Plenty of marriages survive for the sake of children, religious expectations, or economic reasons. During this economic recession, this may be clear to you if you’re staying in a stale marriage because you can’t financially survive on your own right now. We know this can be disheartening and make you unhappy with your situation, because we all want a bond with a significant other, a bond that is satisfying and uplifting.
Did you know that even a stale marriage like this can be returned a more sustainable marriage – a marriage that actually lives, not just survives? Let’s look at what a sustainable marriage looks like:
A lasting marriage, of course, needs good communication, emotional stability, and mutual support. However, this is something that friends do for each other as well, right? A sustainable marriage is one that sustains (gives life and sustenance to) the individuals themselves. This means that you have to break away from the idea of “us” for a moment, and ask how your marriage is sustaining you personally. Are your intellectual, emotional (and/or sexual) needs being met? Or is this just an economic transaction? Do you see yourself wanting as “going somewhere” with your partner, or are you waiting to get off at the next stop? Why were you attracted to them in the first place? What did you hope to receive?
But it’s not just about you. We can understand a healthy marriage as having what Caryl Rusbult, a researcher at Vrije University in Amsterdam, called the “Michelangelo effect.” Each person in a lively, satisfying relationship “sculpts” the other, through communication and openness, to meeting their needs. Essentially, you tell your partner what you need, they help you, and you do the same in return. Thus, although a sustainable marriage is about the individual and his/her needs, sometimes it’s about the “me,” and sometimes it’s about the “you.”
Your marriage can be more satisfying and healthy when you and your partner engage in this sort of support of one another. Not only can you satisfy emotional needs, but you can learn more about each other, yourselves and your views of the world by achieving a better kind of intimacy. You can even pursue new interests and activities together in an effort to connect on a deeper level of understanding and support, and challenge each other to become better people in the world and better providers in the relationship.
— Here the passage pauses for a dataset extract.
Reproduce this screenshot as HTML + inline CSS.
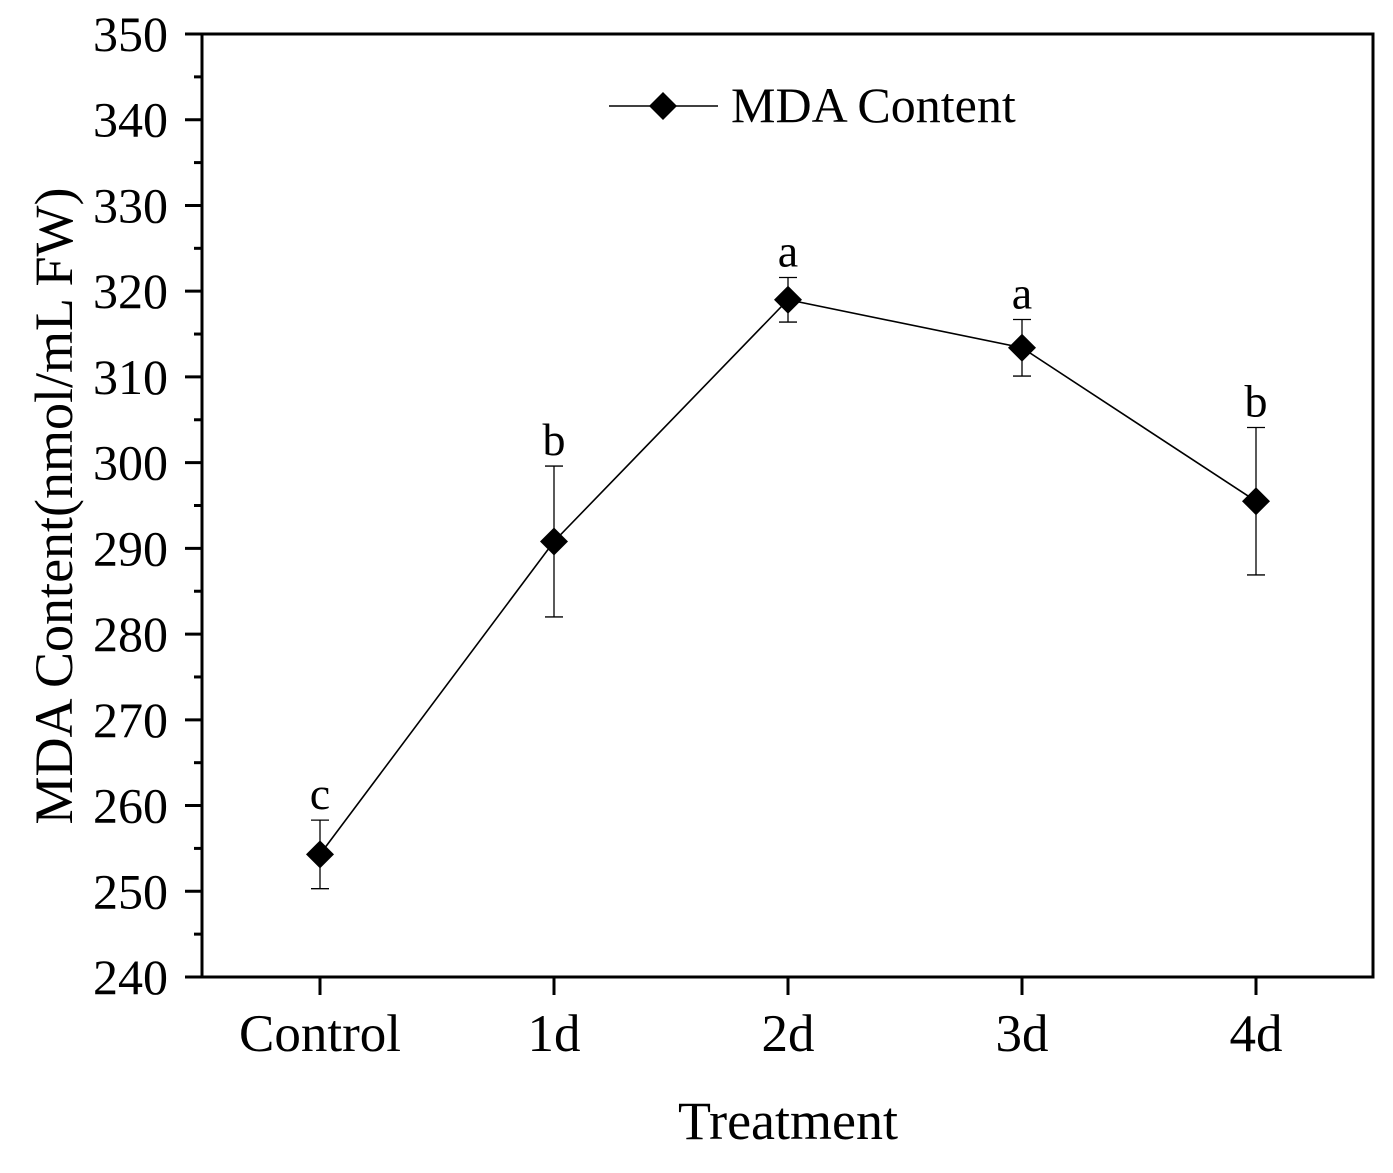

New experiences and more confidence help you grow both as people and as a couple, because our way of seeing ourselves changes when our view of the world is broadened.
Some researchers even suggest that as you begin to grow as a couple (by experiencing new things together), you begin to find similar traits and goals. But this doesn’t mean boredom and being the same person; it means that the couple is engaged in improving and seeking out new experiences often. Your relationship thus becomes more sustainable when you’re both seeking to improve and satisfy each other on a personal level. So if you’re struggling in a marriage that’s making you bored, remember, the marriage can’t improve if you and your partner don’t! Get out there and do something new – maybe you need to start with an honest communication with your partner?